SUPPLIED DATA:
START

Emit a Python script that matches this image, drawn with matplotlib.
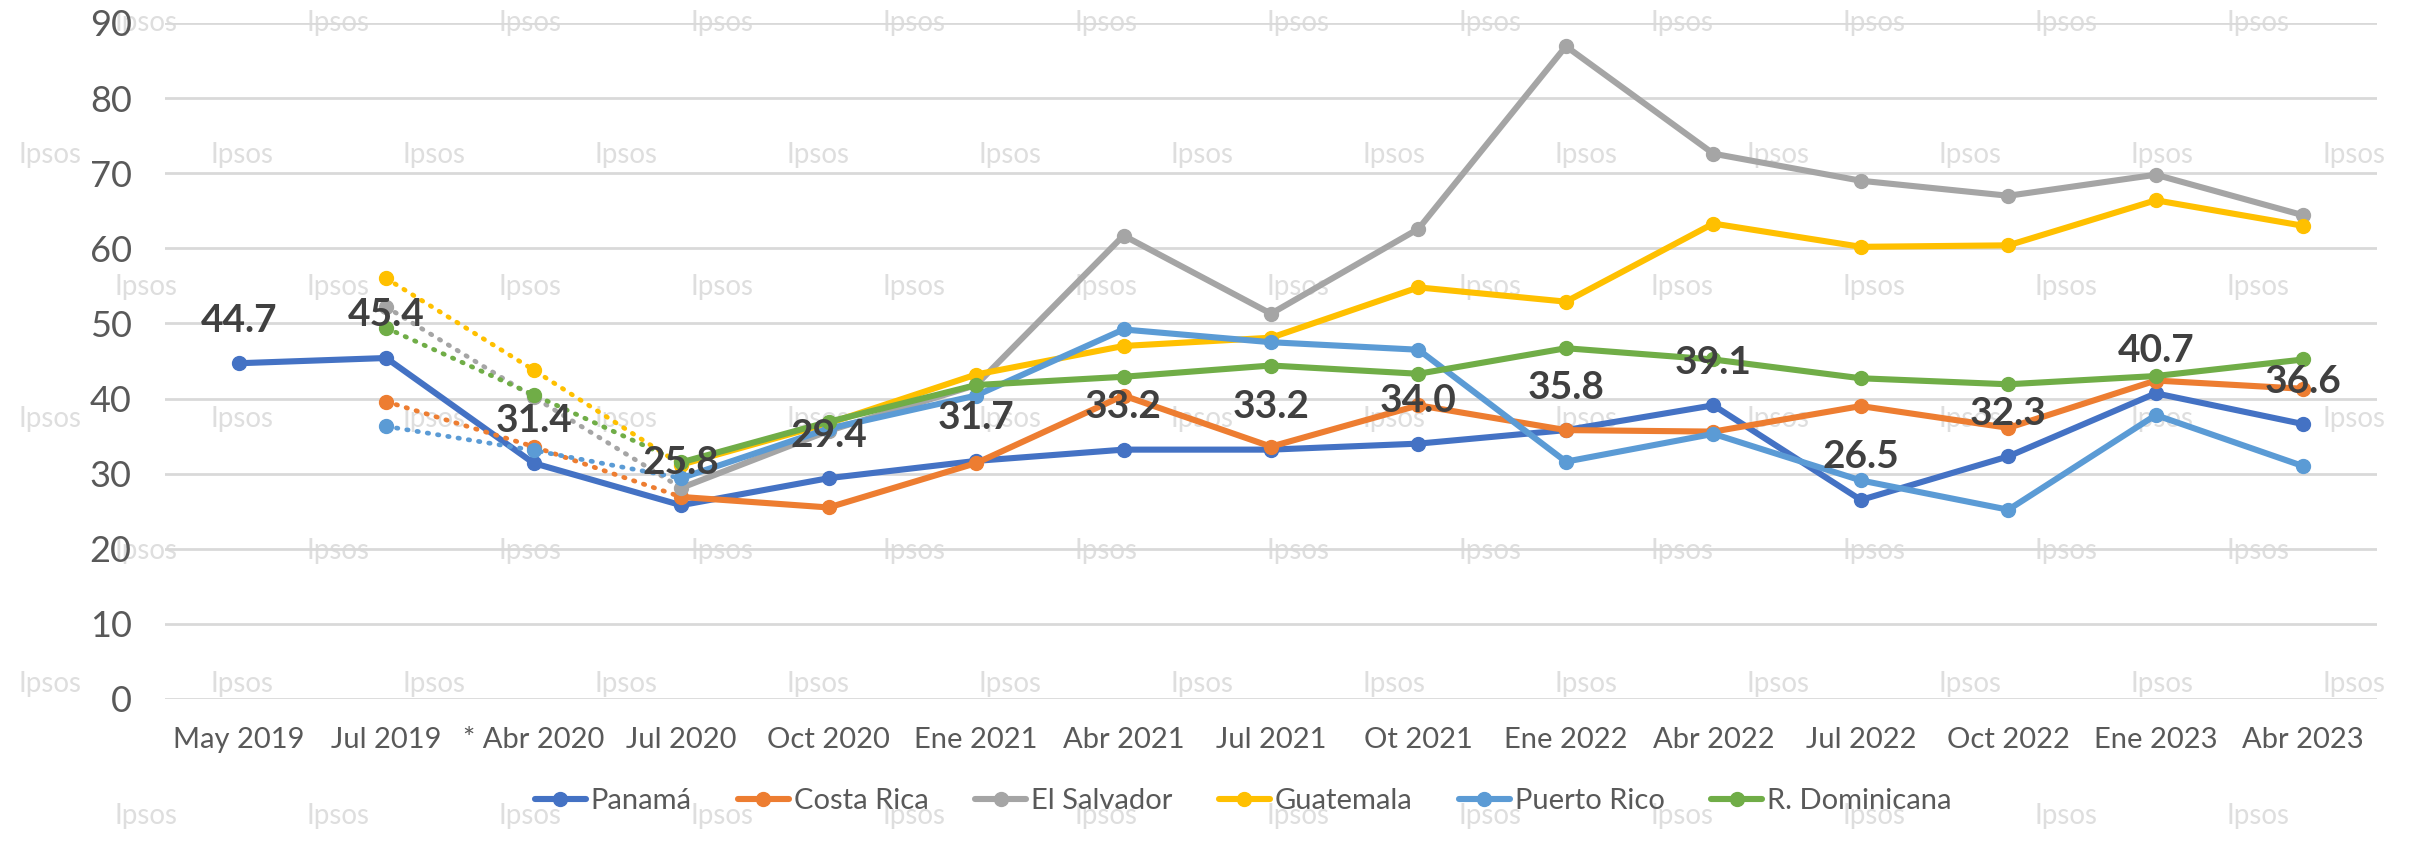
import matplotlib
matplotlib.use('Agg')
import matplotlib.pyplot as plt
import numpy as np

plt.rcParams['font.family'] = ['Lato', 'DejaVu Sans']

# categories and series values
months = ['May 2019', 'Jul 2019', '* Abr 2020', 'Jul 2020', 'Oct 2020', 'Ene 2021',
          'Abr 2021', 'Jul 2021', 'Ot 2021', 'Ene 2022', 'Abr 2022', 'Jul 2022',
          'Oct 2022', 'Ene 2023', 'Abr 2023']
panama = [44.7, 45.4, 31.4, 25.8, 29.4, 31.7, 33.2, 33.2, 34.0, 35.8, 39.1, 26.5, 32.3, 40.7, 36.6]
costa_rica = [None, 39.6, 33.6, 26.9, 25.5, 31.4, 40.4, 33.6, 39.1, 35.8, 35.6, 39.0, 36.1, 42.4, 41.3]
el_salvador = [None, 52.2, 40.2, 28.1, 35.7, 41.8, 61.7, 51.3, 62.6, 86.9, 72.6, 69.0, 67.0, 69.8, 64.4]
guatemala = [None, 56.0, 43.8, 31.2, 36.7, 43.2, 47.0, 48.1, 54.8, 52.9, 63.3, 60.2, 60.4, 66.4, 63.0]
puerto_rico = [None, 36.3, 33.1, 29.4, 36.0, 40.4, 49.2, 47.5, 46.5, 31.6, 35.3, 29.1, 25.2, 37.8, 31.0]
r_dominicana = [None, 49.4, 40.5, 31.5, 36.9, 41.8, 42.9, 44.4, 43.3, 46.7, 45.2, 42.7, 41.9, 43.0, 45.2]

names = ['Panamá', 'Costa Rica', 'El Salvador', 'Guatemala', 'Puerto Rico', 'R. Dominicana']
colors = ['#4472C4', '#ED7D31', '#A5A5A5', '#FFC000', '#5B9BD5', '#70AD47']
all_series = [panama, costa_rica, el_salvador, guatemala, puerto_rico, r_dominicana]

W, H = 2410, 842
fig = plt.figure(figsize=(W / 100, H / 100), dpi=100)
ax = fig.add_axes([165 / W, 1 - 699 / H, (2377 - 165) / W, (699 - 23) / H])
ax.set_zorder(1)
ax.patch.set_alpha(0)

# watermark
rows = [23, 155, 287, 419, 551, 684, 816]
for r, yy in enumerate(rows):
    start = 146 if r % 2 == 0 else 50
    for xx in range(start, W, 192):
        fig.text(xx / W, 1 - yy / H, 'Ipsos', ha='center', va='center',
                 fontsize=20, color='#dedede', zorder=0)

x = np.arange(len(months))
lw = 4.4
ms = 10
handles = []
for i, (name, vals, c) in enumerate(zip(names, all_series, colors)):
    v = np.array([np.nan if a is None else a for a in vals], dtype=float)
    z = 3 + i
    if name == 'Panamá':
        h, = ax.plot(x, v, color=c, lw=lw, marker='o', ms=ms, zorder=z,
                     solid_capstyle='round', clip_on=False)
    else:
        ax.plot(x[1:4], v[1:4], color=c, lw=3.4, linestyle=(0, (0.3, 1.9)),
                dash_capstyle='round', zorder=z, clip_on=False)
        ax.plot(x[1:3], v[1:3], color=c, lw=0, marker='o', ms=ms, zorder=z, clip_on=False)
        h, = ax.plot(x[3:], v[3:], color=c, lw=lw, marker='o', ms=ms, zorder=z,
                     solid_capstyle='round', clip_on=False)
    handles.append(h)

for i, v in enumerate(panama):
    ax.annotate(f'{v:.1f}', (i, v), xytext=(0, 31), textcoords='offset points',
                ha='center', va='center', fontsize=28, fontweight='bold',
                color='#404040', zorder=20)

ax.set_xlim(-0.5, len(months) - 0.5)
ax.set_ylim(0, 90)
ax.set_yticks(range(0, 91, 10))
ax.set_xticks(x)
ax.set_xticklabels(months)
ax.yaxis.grid(True, color='#d9d9d9', lw=2)
ax.set_axisbelow(True)
for s in ax.spines.values():
    s.set_visible(False)
ax.tick_params(axis='y', length=0, pad=24, labelsize=26, labelcolor='#595959')
ax.tick_params(axis='x', length=0, pad=20, labelsize=21, labelcolor='#595959')

fig.legend(handles, names, loc='center', bbox_to_anchor=(1243 / W, 1 - 801 / H),
           ncol=6, frameon=False, fontsize=21, handlelength=1.75, handletextpad=0.16,
           columnspacing=1.6, labelcolor='#595959')

fig.savefig('out.png', dpi=100)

END

WHAT IS ASKED: Out of the material above, gather each line where "matplotlib" appears.

RESPONSE BELOW:
Emit a Python script that matches this image, drawn with matplotlib.
import matplotlib
matplotlib.use('Agg')
import matplotlib.pyplot as plt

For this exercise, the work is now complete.